Thoughts on jail and deportations from a “Move the Game” protest arrestee
“What city were you born in?”
This essay was written by one of five people arrested at the Move the Game protest in Minneapolis on August 11, 2010. The protest confronted a meeting of Major League Baseball (MLB) team owners and league Commissioner Bud Selig, demanding that they move the 2011 All Star game out of Arizona unless the anti-immigrant law SB1070 is repealed. The essay focuses on part of the arrestees’ jail experience, bringing to light this largely hidden site of large numbers of immigrant deportations.
What city were you born in?
8/12/2010
Minneapolis, MN – Expecting to hear a question about country of origin, I was thrown off. On August 11th, 5 of us had been arrested during a “Move the Game” protest organized by The Minnesota Immigrant Rights Action Committee (MIRAc) and their Boycott Arizona Minnesota Campaign (BAM!) demanding that the 2011 All-Star Game be moved out of Arizona unless the state repeals it's racist, anti-immigrant law, SB1070. Arrested for attempting to present a 110,000 signature petition to MLB Commissioner Bud Selig, during an MLB owners meeting at a downtown Minneapolis hotel, we prepared to refuse to state our birthplace during the booking process in jail, since that question that is used to determine whether someone might be an undocumented immigrant. ICE can then interview people and put them into deportation proceedings.

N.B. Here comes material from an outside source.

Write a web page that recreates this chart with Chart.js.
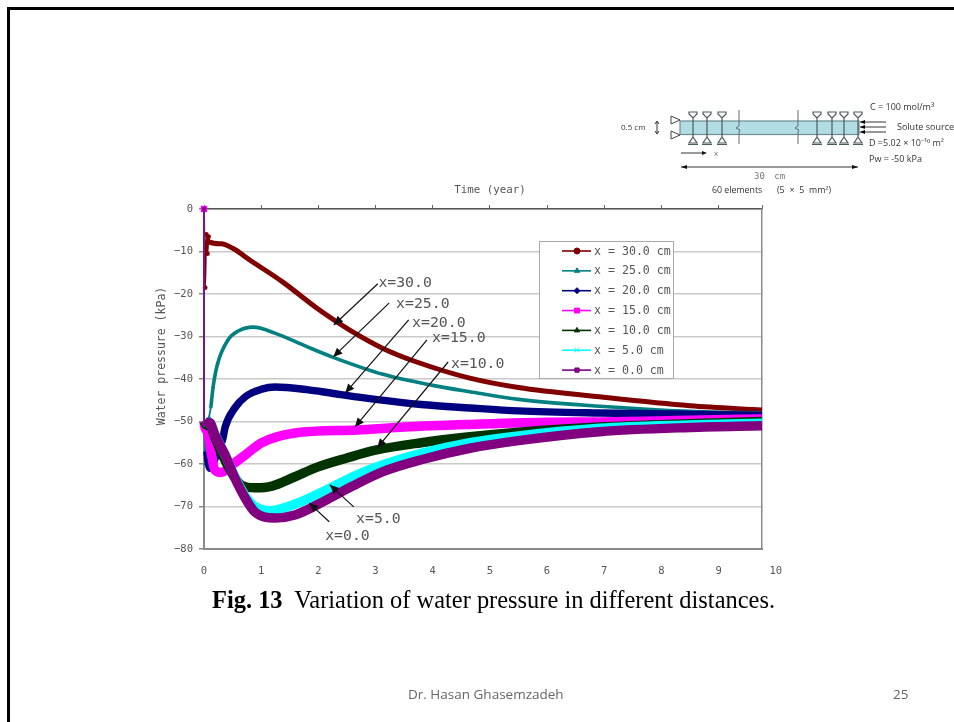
<!DOCTYPE html>
<html>
<head>
<meta charset="utf-8">
<script src="https://cdn.jsdelivr.net/npm/chart.js@4"></script>
<style>
  html, body { margin: 0; padding: 0; background: #fff; width: 954px; height: 722px; overflow: hidden; }
  #plot { position: absolute; left: 0; top: 0; filter: blur(0.35px); }
  .frame { position: absolute; background: #000; }
  .txt { position: absolute; white-space: nowrap; }
  #caption { left: 212px; top: 586px; font: 24.45px "Liberation Serif", serif; color: #000; }
  #author { left: 408px; top: 685px; font: 13.5px "Open Sans", sans-serif; color: #666; }
  #page { left: 893px; top: 685px; font: 13.5px "Open Sans", sans-serif; color: #666; }
  #sketch { position: absolute; left: 600px; top: 95px; filter: blur(0.45px); }
</style>
</head>
<body>
<div class="frame" style="left:7px;top:7px;width:947px;height:3px"></div>
<div class="frame" style="left:7px;top:7px;width:3px;height:715px"></div>

<svg id="sketch" width="354" height="105" viewBox="600 95 354 105" font-family="Open Sans, sans-serif" fill="#333">
  <rect x="680" y="121" width="179" height="13.5" fill="#b2dde4" stroke="#6d8a8e" stroke-width="1.2"/>
  <g id="rollers" stroke="#4b5a5c" stroke-width="1.2" fill="none"></g>
  <path d="M739 110V126l-3 2 4 2-1 2V144M798 110V126l-3 2 4 2-1 2V144" stroke="#667" stroke-width="1" fill="none"/>
  <path d="M671 116l9 4-9 4zM671 131l9 4-9 4z" fill="#fff" stroke="#444"/>
  <path d="M657 122v11M655 124l2-3 2 3M655 131l2 3 2-3" stroke="#333" fill="none"/>
  <path d="M860 122H886M860 127H886M860 132H886" stroke="#333"/>
  <path d="M860 122l5-2v4zM860 127l5-2v4zM860 132l5-2v4z" fill="#000"/>
  <path d="M681 153H703M681 167H858" stroke="#333"/>
  <path d="M707 153l-5-2v4zM681 167l6-2v4zM858 167l-6-2v4z" fill="#111"/>
  <text x="621" y="130" font-size="8">0.5 cm</text>
  <text x="870" y="110" font-size="9">C = 100 mol/m³</text>
  <text x="897" y="130" font-size="9">Solute source</text>
  <text x="869" y="146" font-size="9">D =5.02 × 10⁻¹⁰ m²</text>
  <text x="869" y="162" font-size="9">Pw = -50 kPa</text>
  <text x="714" y="156" font-size="8" fill="#777">x</text>
  <text x="754" y="179" font-size="9" word-spacing="4" font-family="DejaVu Sans Mono, monospace" fill="#777">30 cm</text>
  <text x="712" y="193" font-size="8.8">60 elements</text>
  <text x="777" y="193" font-size="8.8" word-spacing="2.5">(5 × 5 mm²)</text>
</svg>

<canvas id="plot" width="954" height="722"></canvas>

<div class="txt" id="caption"><b>Fig. 13</b>&nbsp; Variation of water pressure in different distances.</div>
<div class="txt" id="author">Dr. Hasan Ghasemzadeh</div>
<div class="txt" id="page">25</div>

<script>
// values
const seriesNames = ['x = 30.0 cm', 'x = 25.0 cm', 'x = 20.0 cm', 'x = 15.0 cm', 'x = 10.0 cm', 'x = 5.0 cm', 'x = 0.0 cm'];
const xTickValues = [0, 1, 2, 3, 4, 5, 6, 7, 8, 9, 10];

const timeX30 = [0, 0.02, 0.04, 0.06, 0.08, 0.1, 0.3, 0.51, 0.8, 1.38, 1.97, 2.55, 3.13, 3.72, 4.65, 5.5, 6.92, 8.5, 9.76];
const pressX30 = [0, -18.5, -6, -10.5, -6.5, -7.8, -8.2, -9.3, -12, -17.2, -23.3, -28.5, -32.8, -36, -39.8, -42, -44.2, -46.3, -47.3];

const timeX25 = [0, 0.02, 0.05, 0.09, 0.12, 0.16, 0.24, 0.42, 0.6, 0.86, 1.24, 1.8, 2.26, 3.13, 4, 4.65, 5.5, 6.92, 8.5, 9.76];
const pressX25 = [-50, -60, -55, -49, -46.6, -41.8, -36.3, -30.8, -28.7, -27.8, -29.2, -32.4, -34.9, -38.9, -41.5, -43, -44.8, -46.4, -47.6, -48];

const timeX20 = [0, 0.05, 0.1, 0.2, 0.33, 0.37, 0.54, 0.72, 1.01, 1.24, 1.8, 2.26, 3, 3.8, 4.65, 5.5, 6.92, 8.5, 9.76];
const pressX20 = [-50, -57, -61, -58.5, -54, -51.3, -46.8, -44.2, -42.4, -41.9, -42.5, -43.4, -44.8, -46, -46.8, -47.5, -48, -48.3, -48.6];

const timeX15 = [0, 0.001, 0.05, 0.12, 0.19, 0.3, 0.49, 0.72, 1.01, 1.59, 2.67, 3.5, 4.65, 6, 6.92, 8.5, 9.76];
const pressX15 = [0, -50, -52, -57, -61.4, -62, -60.2, -57.9, -55, -52.7, -52, -51.3, -50.7, -50.2, -50.1, -49.7, -49.4];

const timeX10 = [0, 0.001, 0.1, 0.2, 0.4, 0.66, 0.89, 1.19, 1.59, 1.97, 2.5, 3.02, 3.8, 4.65, 5.5, 6.92, 8.5, 9.76];
const pressX10 = [0, -50, -51, -54, -60, -65, -65.6, -65.2, -63, -60.8, -58.6, -56.7, -55, -53.6, -52.5, -51.3, -50.5, -50];

const timeX5 = [0, 0.001, 0.1, 0.19, 0.37, 0.54, 0.72, 0.89, 1.15, 1.56, 2.2, 2.6, 3.13, 3.8, 4.65, 5.5, 6.92, 8.5, 9.76];
const pressX5 = [0, -50, -50.3, -53, -57.9, -63, -67.5, -70, -71, -69.6, -65.7, -63, -60.2, -57.5, -55, -53.4, -51.6, -50.8, -50.4];

const timeX0 = [0, 0.001, 0.1, 0.19, 0.37, 0.54, 0.72, 0.89, 1.24, 1.59, 2.15, 2.6, 3.13, 3.8, 4.65, 5.5, 6.92, 8.5, 9.76];
const pressX0 = [0, -50, -50.3, -53.2, -57.9, -63.3, -68, -71.3, -72.7, -72, -68.4, -65.2, -61.8, -59, -56.3, -54.5, -52.4, -51.4, -51];

// arrow labels, positions in axis units
const calloutNames = ['x=30.0', 'x=25.0', 'x=20.0', 'x=15.0', 'x=10.0', 'x=5.0', 'x=0.0'];
const calloutTextT = [3.05, 3.36, 3.64, 3.99, 4.32, 2.66, 2.12];
const calloutTextP = [-17.4, -22.4, -26.8, -30.4, -36.5, -72.9, -76.9];
const arrowFromT = [3.04, 3.24, 3.58, 3.9, 4.27, 2.62, 2.19];
const arrowFromP = [-17.6, -22.1, -26.1, -30.8, -36, -70.1, -73.6];
const arrowTipT = [2.27, 2.26, 2.47, 2.64, 3.03, 2.2, 1.84];
const arrowTipP = [-27.3, -34.8, -43.3, -51.3, -56.2, -64.9, -69.2];

const mono = '"DejaVu Sans Mono", monospace';
const rollerX = [693, 707, 722, 817, 832, 844, 858];

// little supports of the sketch
document.getElementById('rollers').innerHTML = rollerX.map(x =>
  `<path d="M${x} 118V137M${x - 4} 112h8v2l-4 4-4-4zM${x - 4} 143h8l-4-6zM${x - 5} 144.5h10"/>`
).join('');

function pairs(ts, ps) {
  return ts.map((t, i) => ({ x: t, y: ps[i] }));
}

// the first segments (the jump at t = 0) are thin, the rest looks thick from the dense markers
function makeSeries(i, ts, ps, color, width, style, markerRadius, markedPoints, thinSegments, order) {
  return {
    label: seriesNames[i],
    data: pairs(ts, ps),
    borderColor: color,
    backgroundColor: color,
    borderWidth: width,
    borderJoinStyle: 'round',
    pointStyle: style,
    pointRadius: ctx => (ctx.dataIndex < markedPoints ? markerRadius : 0),
    pointBorderWidth: 0,
    cubicInterpolationMode: 'monotone',
    clip: false,
    segment: { borderWidth: ctx => (ctx.p0DataIndex < thinSegments ? 1.8 : undefined) },
    order: order,
  };
}

const legendAndNotes = {
  id: 'legendAndNotes',
  afterDatasetsDraw(chart) {
    const { ctx, scales } = chart;
    const sx = scales.x, sy = scales.y;
    ctx.save();

    // arrows
    arrowFromT.forEach((t, i) => {
      const x0 = sx.getPixelForValue(t), y0 = sy.getPixelForValue(arrowFromP[i]);
      const x1 = sx.getPixelForValue(arrowTipT[i]), y1 = sy.getPixelForValue(arrowTipP[i]);
      const a = Math.atan2(y1 - y0, x1 - x0);
      ctx.strokeStyle = '#111';
      ctx.fillStyle = '#111';
      ctx.lineWidth = 1.2;
      ctx.beginPath();
      ctx.moveTo(x0, y0);
      ctx.lineTo(x1, y1);
      ctx.stroke();
      ctx.beginPath();
      ctx.moveTo(x1, y1);
      ctx.lineTo(x1 - 10 * Math.cos(a - 0.42), y1 - 10 * Math.sin(a - 0.42));
      ctx.lineTo(x1 - 10 * Math.cos(a + 0.42), y1 - 10 * Math.sin(a + 0.42));
      ctx.closePath();
      ctx.fill();
    });

    // arrow labels
    ctx.font = '14.8px ' + mono;
    ctx.fillStyle = '#555';
    ctx.textBaseline = 'middle';
    ctx.textAlign = 'left';
    calloutNames.forEach((name, i) => {
      ctx.fillText(name, sx.getPixelForValue(calloutTextT[i]), sy.getPixelForValue(calloutTextP[i]));
    });

    // legend box
    ctx.fillStyle = '#fff';
    ctx.strokeStyle = '#aaa';
    ctx.lineWidth = 1;
    ctx.fillRect(539.5, 241.5, 134, 137);
    ctx.strokeRect(539.5, 241.5, 134, 137);
    chart.data.datasets.forEach((ds, i) => {
      const y = 251 + i * 19.85;
      ctx.strokeStyle = ds.borderColor;
      ctx.lineWidth = 1.6;
      ctx.beginPath();
      ctx.moveTo(562, y);
      ctx.lineTo(591, y);
      ctx.stroke();
      ctx.fillStyle = ds.borderColor;
      ctx.lineWidth = 1;
      Chart.helpers.drawPoint(ctx, { pointStyle: ds.pointStyle, radius: i === 3 ? 3.5 : 3, rotation: 0, borderWidth: 1 }, 577, y);
      ctx.fillStyle = '#555';
      ctx.font = '11.6px ' + mono;
      ctx.fillText(ds.label, 594, y + 0.5);
    });

    // axis names
    ctx.fillStyle = '#555';
    ctx.textAlign = 'center';
    ctx.font = '10.8px ' + mono;
    ctx.fillText('Time (year)', 490, 190);
    ctx.font = '11.5px ' + mono;
    ctx.translate(162, 356);
    ctx.rotate(-Math.PI / 2);
    ctx.fillText('Water pressure (kPa)', 0, 0);
    ctx.restore();
  },
};

new Chart(document.getElementById('plot').getContext('2d'), {
  type: 'scatter',
  data: {
    datasets: [
      makeSeries(0, timeX30, pressX30, '#800000', 5, 'circle', 2.4, 6, 5, 6),
      makeSeries(1, timeX25, pressX25, '#008080', 3.6, 'triangle', 2.4, 8, 4, 5),
      makeSeries(2, timeX20, pressX20, '#000080', 7.5, 'rectRot', 0, 0, 1, 4),
      makeSeries(3, timeX15, pressX15, '#ff00ff', 9.5, 'rect', 4.5, 1, 1, 3),
      makeSeries(4, timeX10, pressX10, '#003300', 9.5, 'triangle', 0, 0, 1, 2),
      makeSeries(5, timeX5, pressX5, '#00ffff', 9.5, 'crossRot', 0, 0, 1, 1),
      makeSeries(6, timeX0, pressX0, '#800080', 9.5, 'rect', 2.5, 1, 1, 0),
    ],
  },
  options: {
    responsive: false,
    animation: false,
    showLine: true,
    layout: { padding: { left: 150, top: 205, right: 192, bottom: 139 } },
    plugins: {
      legend: { display: false },
      tooltip: { enabled: false },
    },
    scales: {
      x: {
        type: 'linear',
        min: 0,
        max: 9.76,
        afterBuildTicks(axis) {
          axis.ticks = xTickValues.map(v => ({ value: v }));
        },
        afterFit(axis) { axis.height = 34; },
        grid: { display: false },
        border: { color: '#8a8a8a', width: 2 },
        ticks: { autoSkip: false, maxRotation: 0, padding: 8, color: '#555', font: { family: mono, size: 10.5 } },
      },
      top: {
        type: 'linear',
        position: 'top',
        min: 0,
        max: 9.76,
        afterFit(axis) { axis.height = 4; },
        grid: { drawOnChartArea: false, tickLength: 4, color: '#666' },
        border: { color: '#555', width: 1.5 },
        ticks: { stepSize: 1, display: false },
      },
      y: {
        min: -80,
        max: 0,
        afterFit(axis) { axis.width = 54; },
        grid: { color: '#c9c9c9', lineWidth: 1.5, tickLength: 5, tickColor: '#888' },
        border: { color: '#8a8a8a', width: 2 },
        ticks: {
          stepSize: 10,
          padding: 6,
          color: '#555',
          font: { family: mono, size: 10.5 },
          callback: v => String(v).replace('-', '\u2212'),
        },
      },
      right: {
        position: 'right',
        min: -80,
        max: 0,
        afterFit(axis) { axis.width = 0; },
        grid: { display: false },
        border: { color: '#8a8a8a', width: 1.5 },
        ticks: { display: false },
      },
    },
  },
  plugins: [legendAndNotes],
});
</script>
</body>
</html>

Given the nature of our initial protest for immigrant rights and our personal political beliefs, we had decided not to answer that question.
I asked if it was necessary to answer that question and was met with a forceful threat that if we did not answer we would be unable to complete the booking process and be returned to the holding cell. That is exactly how the system is arranged. Clerks and deputies shoot off questions at you in order to catch you off guard. It is extraordinarily easy to be lost in the process, and that is used to their advantage.
If these questions were purely used for identification purposes it would be one thing, but files of those who are undocumented are flagged, opening them up to questioning by ICE and the possibility of deportation. Three of us who had not been charged refused to answer any question that inquired about place of birth. We were each held in solitary confinement for varied amounts of time until we agreed to go through with the booking process.
My 12 hours in custody and 6 hours in solitary confinement is nothing compared to the years of separation that families face when a loved one is deported. I do not kid myself that my night and the nights of my fellow protesters in jail will by itself greatly impact the system, but I believe in this movement, in the strong organizers in our communities, and hope to use our story to further the fight for immigrant rights. What happens in jails is largely invisible to the outside world. Yet it is precisely this process of asking a seemingly innocent question about city of birth during the booking process (before people have even been convicted of a crime), that has contributed to the skyrocketing of deportation over the past year under the “Criminal Alien Program”. By telling our story, I hope to shed some light on this largely invisible source of deportations and tearing apart of families, so we can organize to stop it.
Molly Glasgow is a member of the Minnesota Immigrant Righs Action Committee (MIRAc).